Rule of Law

Oregon v. Landis

In Oregon v. Landis, the Ninth Circuit is considering when states may prosecute federal officers for state crimes.

Case Summary

Samuel Landis, a Drug Enforcement Administration agent, was conducting routine surveillance on a suspected drug trafficker in a residential area of Salem, Oregon. Agent Landis ran a stop sign and struck a bicyclist who had the right of way, killing the bicyclist. A grand jury indicted him for criminally negligent homicide. Landis moved the case to federal court and claimed that he was immune from the state prosecution under the Constitution’s Supremacy Clause. The district court held that he was immune because he was acting within the scope of his job and his belief that he had to “drive with a purpose” to catch up with the other members of his surveillance team was “objectively reasonable.” The Ninth Circuit panel upheld the decision, and the State of Oregon sought rehearing of the case by the full Ninth Circuit.

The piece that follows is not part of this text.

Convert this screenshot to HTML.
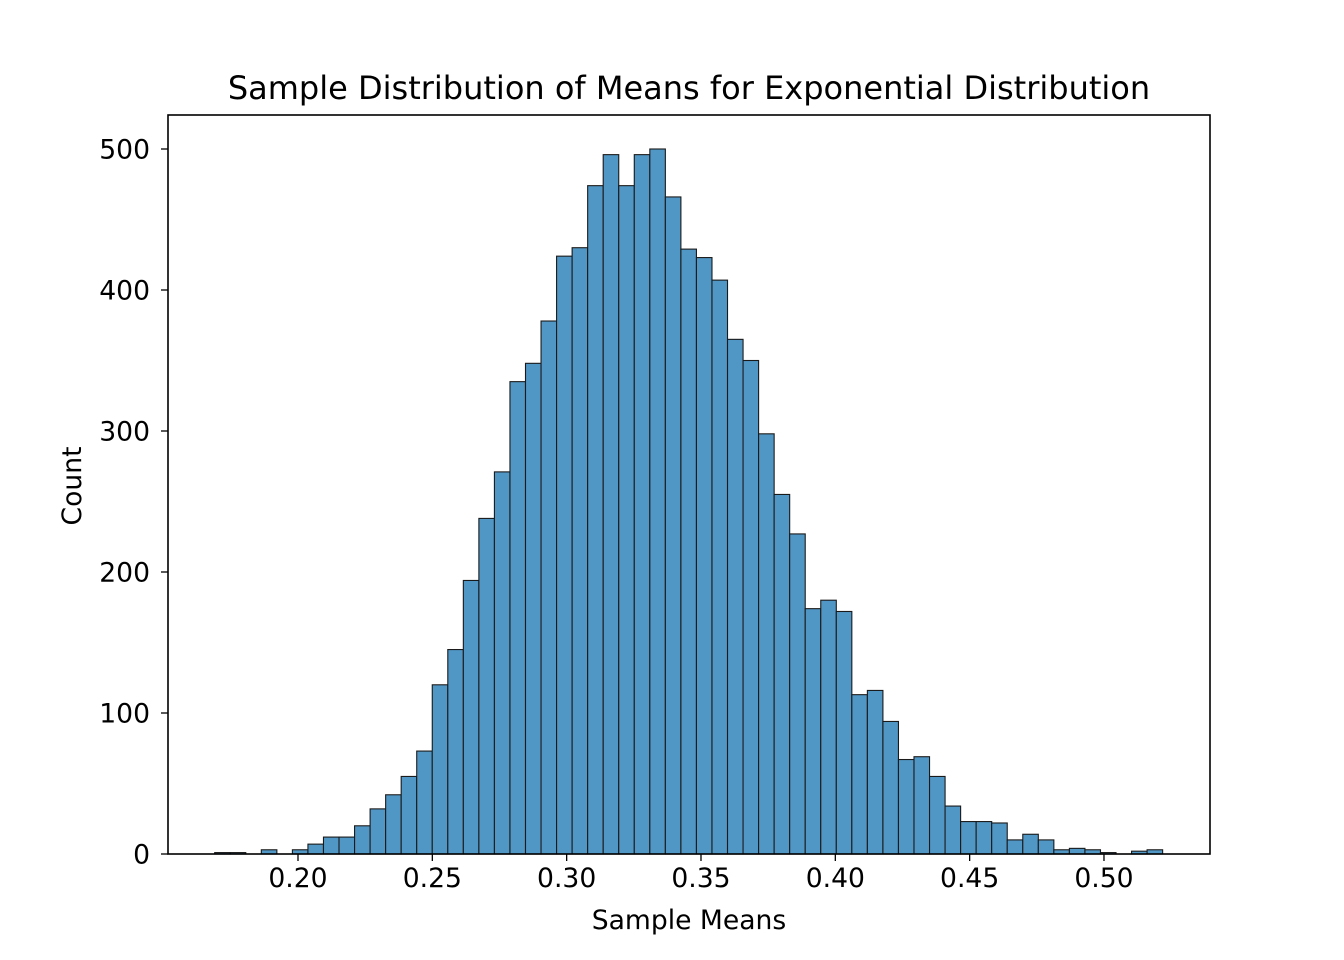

In February 2026, the Constitutional Accountability Center filed an amicus brief on behalf of law professor Michael J.Z. Mannheimer, in support of the state’s petition for rehearing en banc. Our brief explains why Agent Landis is not immune from prosecution.

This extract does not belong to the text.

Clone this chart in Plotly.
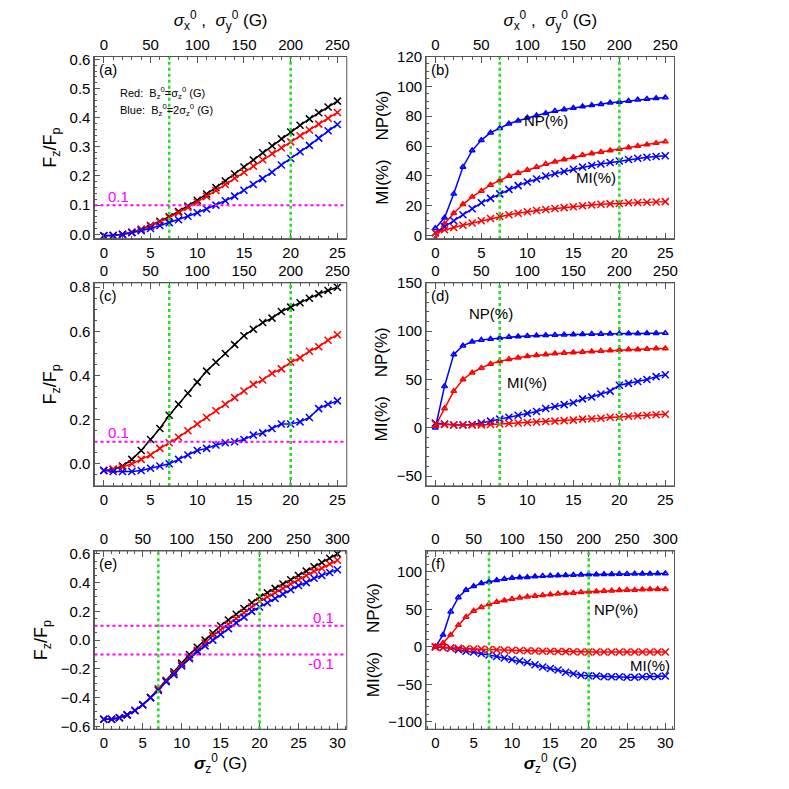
import plotly.graph_objects as go

x25 = list(range(26))
x30 = list(range(31))

# panel (a): Fz/Fp
a_black = [-0.005, -0.004, 0.0, 0.007, 0.017, 0.03, 0.045, 0.06, 0.078, 0.097, 0.117, 0.138, 0.16, 0.183, 0.207,
           0.231, 0.255, 0.28, 0.304, 0.328, 0.351, 0.374, 0.396, 0.417, 0.437, 0.457]
a_red = [-0.005, -0.004, 0.0, 0.007, 0.016, 0.028, 0.042, 0.057, 0.074, 0.092, 0.11, 0.13, 0.15, 0.171, 0.192,
         0.213, 0.234, 0.256, 0.277, 0.297, 0.317, 0.338, 0.358, 0.378, 0.398, 0.418]
a_blue = [-0.005, -0.004, -0.001, 0.005, 0.012, 0.02, 0.03, 0.04, 0.05, 0.062, 0.074, 0.087, 0.1, 0.115, 0.131,
          0.151, 0.171, 0.191, 0.213, 0.238, 0.26, 0.283, 0.305, 0.33, 0.355, 0.377]

# panel (b): NP / MI
b_np_blue = [5, 12, 28, 46, 57, 64, 69, 72, 75, 77, 79, 80.5, 82, 83.5, 84.5, 85.5, 86.5, 87.3, 88, 89, 89.5,
             90.2, 91, 91.5, 92, 92.5]
b_np_red = [-2, 8, 15, 21, 26, 30, 34, 37, 40, 42, 44, 46, 48, 49.5, 51, 52.5, 54, 55, 56, 57, 58, 59, 60, 61, 62, 63]
b_mi_blue = [2, 6, 10, 14, 18, 22, 25, 28, 31, 33.5, 36, 38, 40, 41.5, 43, 44.5, 46, 47, 48, 49, 50, 51, 51.8,
             52.5, 53, 53.5]
b_mi_red = [2, 4, 5.5, 7, 8.5, 10, 11.5, 12.8, 14, 15, 16, 16.8, 17.5, 18.2, 18.8, 19.4, 20, 20.5, 21, 21.3, 21.6,
            22, 22.2, 22.4, 22.6, 22.8]

# panel (c)
c_black = [-0.03, -0.025, -0.01, 0.02, 0.06, 0.11, 0.16, 0.22, 0.27, 0.32, 0.37, 0.42, 0.46, 0.5, 0.54, 0.58,
           0.61, 0.64, 0.66, 0.69, 0.71, 0.73, 0.75, 0.77, 0.785, 0.8]
c_red = [-0.03, -0.025, -0.015, 0.0, 0.02, 0.04, 0.07, 0.095, 0.12, 0.15, 0.18, 0.21, 0.24, 0.27, 0.3, 0.33,
         0.36, 0.38, 0.41, 0.43, 0.46, 0.48, 0.51, 0.53, 0.56, 0.585]
c_blue = [-0.03, -0.035, -0.035, -0.035, -0.03, -0.02, -0.01, 0.0, 0.02, 0.04, 0.06, 0.07, 0.085, 0.095, 0.1,
          0.11, 0.13, 0.14, 0.16, 0.18, 0.18, 0.19, 0.21, 0.25, 0.27, 0.285]

# panel (d)
d_np_blue = [0, 43, 76, 85, 89, 91, 92, 93, 94, 94.5, 95, 95.5, 95.8, 96, 96.3, 96.5, 96.8, 97, 97.2, 97.4, 97.5,
             97.6, 97.7, 97.8, 97.9, 98]
d_np_red = [2, 20, 38, 50, 57, 62, 66, 69, 71, 72.5, 74, 75, 76, 77, 77.5, 78, 78.5, 79, 79.5, 80, 80.5, 81, 81,
            81.5, 82, 82]
d_mi_blue = [5, 4, 3, 3, 3.5, 5, 7, 9, 11, 13, 15, 17, 20, 22, 24, 26, 30, 32, 35, 38, 44, 46, 48, 50, 53, 55]
d_mi_red = [4, 3.5, 3, 3, 3, 3, 3.5, 4, 4.5, 5, 5.5, 6, 6.5, 7, 7.5, 8, 9, 9.5, 10, 11, 11, 12, 12.5, 13, 13.5, 14]

# panel (e)
e_black = [-0.55, -0.55, -0.54, -0.52, -0.49, -0.45, -0.4, -0.34, -0.28, -0.22, -0.16, -0.1, -0.05, 0.0, 0.05,
           0.1, 0.14, 0.18, 0.22, 0.26, 0.3, 0.33, 0.36, 0.39, 0.42, 0.45, 0.48, 0.51, 0.54, 0.57, 0.6]
e_red = [-0.55, -0.55, -0.54, -0.52, -0.49, -0.45, -0.4, -0.34, -0.285, -0.23, -0.17, -0.12, -0.07, -0.02, 0.03,
         0.07, 0.11, 0.15, 0.19, 0.23, 0.27, 0.3, 0.33, 0.36, 0.39, 0.42, 0.45, 0.48, 0.5, 0.53, 0.555]
e_blue = [-0.55, -0.55, -0.54, -0.52, -0.49, -0.45, -0.4, -0.35, -0.29, -0.24, -0.18, -0.13, -0.08, -0.04, 0.0,
          0.04, 0.08, 0.12, 0.16, 0.2, 0.23, 0.26, 0.29, 0.32, 0.35, 0.38, 0.4, 0.43, 0.45, 0.47, 0.49]

# panel (f)
f_np_blue = [0, 16, 47, 66, 76, 81, 85, 87, 89, 90.5, 92, 92.5, 93, 94, 94.5, 95, 95.3, 95.6, 96, 96.2, 96.5,
             96.7, 96.9, 97, 97.2, 97.4, 97.5, 97.6, 97.7, 97.8, 98]
f_np_red = [0, 5, 16, 29, 40, 48, 53, 57, 60, 62, 64, 65.5, 67, 68, 69, 70, 71, 71.5, 72, 73, 73.5, 74, 74.5, 75,
            75.5, 76, 76, 76.5, 77, 77, 77]
f_mi_blue = [0, -1, -2, -4, -6, -7, -9, -11, -13, -15, -17, -19, -21, -24, -27, -29, -31, -34, -36, -38, -38.5,
             -39, -40, -40, -40, -40.5, -40.5, -40, -39.5, -39.5, -39]
f_mi_red = [0, -1, -1.5, -2, -2.5, -3, -3, -3.5, -4, -4.3, -4.6, -5, -5.2, -5.5, -5.8, -6, -6.2, -6.4, -6.6, -6.8,
            -7, -7, -7, -7, -7, -7, -7, -7, -7, -7, -7]

FONT = "Liberation Sans"
# the page body adds ~8px offset, domains are shifted to compensate
xdom = [[0.110, 0.431], [0.532, 0.848]]
ydom = [[0.714, 0.949], [0.395, 0.657], [0.081, 0.311]]

fig = go.Figure()

panels = [
    dict(x=x25, ys=[(a_black, "black", "x-thin"), (a_red, "red", "x-thin"), (a_blue, "blue", "x-thin")],
         yr=[-0.015, 0.61], dt=0.1, label="(a)", left=True, xmax=25, xtop=250),
    dict(x=x25, ys=[(b_np_blue, "blue", "triangle-up-open"), (b_np_red, "red", "triangle-up-open"),
                    (b_mi_blue, "blue", "x-thin"), (b_mi_red, "red", "x-thin")],
         yr=[-2, 120], dt=20, label="(b)", left=False, xmax=25, xtop=250),
    dict(x=x25, ys=[(c_black, "black", "x-thin"), (c_red, "red", "x-thin"), (c_blue, "blue", "x-thin")],
         yr=[-0.1, 0.82], dt=0.2, label="(c)", left=True, xmax=25, xtop=250),
    dict(x=x25, ys=[(d_np_blue, "blue", "triangle-up-open"), (d_np_red, "red", "triangle-up-open"),
                    (d_mi_blue, "blue", "x-thin"), (d_mi_red, "red", "x-thin")],
         yr=[-60, 150], dt=50, label="(d)", left=False, xmax=25, xtop=250),
    dict(x=x30, ys=[(e_black, "black", "x-thin"), (e_red, "red", "x-thin"), (e_blue, "blue", "x-thin")],
         yr=[-0.62, 0.62], dt=0.2, label="(e)", left=True, xmax=30, xtop=300),
    dict(x=x30, ys=[(f_np_blue, "blue", "triangle-up-open"), (f_np_red, "red", "triangle-up-open"),
                    (f_mi_blue, "blue", "x-thin"), (f_mi_red, "red", "x-thin")],
         yr=[-110, 128], dt=50, label="(f)", left=False, xmax=30, xtop=300),
]

axcommon = dict(showgrid=False, zeroline=False, showline=True, linecolor="#555", linewidth=1,
                ticks="inside", ticklen=6, tickcolor="#555", tickfont=dict(size=15, family=FONT, color="black"),
                minor=dict(ticks="inside", ticklen=3, tickcolor="#555"))

layout = {}
for i, p in enumerate(panels):
    n = i + 1
    nt = n + 6
    r, c = i // 2, i % 2
    pad = p["xmax"] * 0.04
    xs = "" if n == 1 else str(n)
    for yv, col, sym in p["ys"]:
        fig.add_trace(go.Scatter(x=p["x"], y=yv, mode="lines+markers", xaxis="x" + xs, yaxis="y" + xs,
                                 line=dict(color=col, width=1.5),
                                 marker=dict(symbol=sym, size=7 if sym == "x-thin" else 5, color=col,
                                             line=dict(color=col, width=1.5)),
                                 showlegend=False))
    # invisible trace so the top axis renders
    fig.add_trace(go.Scatter(x=[0, p["xtop"]], y=[None, None], xaxis="x" + str(nt), yaxis="y" + xs,
                             mode="markers", showlegend=False, hoverinfo="skip"))
    for vx in [7, 20]:
        fig.add_shape(type="line", x0=vx, x1=vx, y0=p["yr"][0], y1=p["yr"][1], xref="x" + xs, yref="y" + xs,
                      line=dict(color="#22dd22", width=2.5, dash="dot"))
    if p["left"]:
        hl = [0.1] if n != 5 else [0.1, -0.1]
        for hy in hl:
            fig.add_shape(type="line", x0=-pad, x1=p["xmax"] + pad, y0=hy, y1=hy, xref="x" + xs, yref="y" + xs,
                          line=dict(color="magenta", width=2, dash="dot"))
    fig.add_annotation(text=p["label"], x=xdom[c][0] + 0.003, y=ydom[r][1] - 0.003, xref="paper", yref="paper",
                       xanchor="left", yanchor="top", showarrow=False, font=dict(size=15, family=FONT))
    layout["xaxis" + xs] = dict(axcommon, domain=xdom[c], anchor="y" + xs, range=[-pad, p["xmax"] + pad],
                                dtick=5, tick0=0)
    layout["xaxis" + str(nt)] = dict(axcommon, domain=xdom[c], anchor="y" + xs, overlaying="x" + xs,
                                     side="top", range=[-pad * 10, p["xtop"] + pad * 10], dtick=50, tick0=0)
    layout["yaxis" + xs] = dict(axcommon, domain=ydom[r], anchor="x" + xs, range=p["yr"], dtick=p["dt"],
                                tick0=0, tickformat=".1f" if p["left"] else "d")
    fig.add_shape(type="rect", x0=0, x1=1, y0=0, y1=1, xref="x" + xs + " domain", yref="y" + xs + " domain",
                  line=dict(color="#555", width=1))
    if p["left"]:
        layout["yaxis" + xs]["title"] = dict(text="F<sub>z</sub>/F<sub>p</sub>", font=dict(size=18, family=FONT),
                                              standoff=8)
    else:
        layout["yaxis" + xs]["title"] = dict(text="MI(%)    NP(%)", font=dict(size=17, family=FONT),
                                              standoff=4)

top_title = "<i>σ</i><sub>x</sub><sup>0</sup> ,  <i>σ</i><sub>y</sub><sup>0</sup> (G)"
bot_title = "<b><i>σ</i></b><sub>z</sub><sup>0</sup> (G)"
layout["xaxis7"]["title"] = dict(text=top_title, font=dict(size=17, family=FONT), standoff=4)
layout["xaxis8"]["title"] = dict(text=top_title, font=dict(size=17, family=FONT), standoff=4)
layout["xaxis5"]["title"] = dict(text=bot_title, font=dict(size=17, family=FONT), standoff=2)
layout["xaxis6"]["title"] = dict(text=bot_title, font=dict(size=17, family=FONT), standoff=2)

fig.add_annotation(text="Red:  B<sub>z</sub><sup>0</sup>=σ<sub>z</sub><sup>0</sup> (G)", x=1.5, y=0.485, xref="x",
                   yref="y", xanchor="left", showarrow=False, font=dict(size=11, family=FONT))
fig.add_annotation(text="Blue:  B<sub>z</sub><sup>0</sup>=2σ<sub>z</sub><sup>0</sup> (G)", x=1.5, y=0.425, xref="x",
                   yref="y", xanchor="left", showarrow=False, font=dict(size=11, family=FONT))
for xr, yr_, yy in [("x", "y", 0.128), ("x3", "y3", 0.14)]:
    fig.add_annotation(text="0.1", x=0.2, y=yy, xref=xr, yref=yr_, xanchor="left", showarrow=False,
                       font=dict(size=15, family=FONT, color="magenta"))
fig.add_annotation(text="0.1", x=29.8, y=0.16, xref="x5", yref="y5", xanchor="right", showarrow=False,
                   font=dict(size=15, family=FONT, color="magenta"))
fig.add_annotation(text="-0.1", x=29.8, y=-0.16, xref="x5", yref="y5", xanchor="right", showarrow=False,
                   font=dict(size=15, family=FONT, color="magenta"))
for xr, yr_, xx, yy, t in [("x2", "y2", 12, 77, "NP(%)"), ("x2", "y2", 17.5, 39, "MI(%)"),
                           ("x4", "y4", 6, 118, "NP(%)"), ("x4", "y4", 10, 47, "MI(%)"),
                           ("x6", "y6", 23.5, 50, "NP(%)"), ("x6", "y6", 28, -25, "MI(%)")]:
    fig.add_annotation(text=t, x=xx, y=yy, xref=xr, yref=yr_, showarrow=False, font=dict(size=15, family=FONT))

fig.update_layout(**layout)
fig.update_layout(width=789, height=789, margin=dict(l=0, r=0, t=0, b=0), plot_bgcolor="white",
                  paper_bgcolor="white", font=dict(family=FONT, color="black"))
fig.write_html("out.html")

Properly understood, the Supremacy Clause permits federal courts to halt state prosecutions of a federal officer only when the evidence could not support a conviction. The 1890 Supreme Court case In re Neagle, the origin of what lower courts later termed “Supremacy Clause immunity,” contemplated only a limited gatekeeping role for federal courts: simply determining whether there is sufficient evidence of guilt under state law for a prosecution to proceed. That gatekeeping role prevents states from harassing federal officers through spurious prosecutions, but it does not empower federal courts to decide for themselves what conduct is “reasonable” without reference to state law.

Yet decisions in the Ninth Circuit have misread Neagle by ignoring state law, resolving factual disputes, and dismissing criminal charges based on the courts’ own sense of reasonableness. The Ninth Circuit has incorrectly interpreted Neagle as establishing a two-part test for Supremacy Clause immunity. First, the officers must have been acting within the scope of their federal duties. Second, their actions must have been “both subjectively and objectively reasonable.” This test misinterprets Neagle as establishing a federal reasonableness standard for immunity, when the decision instead analyzed whether the federal officer being prosecuted there had a justification defense under California law. Under Neagle, federal court intervention is warranted only if the facts are undisputed and no rational jury could find the federal officer guilty under state law. The Ninth Circuit should revisit the panel’s erroneous decision.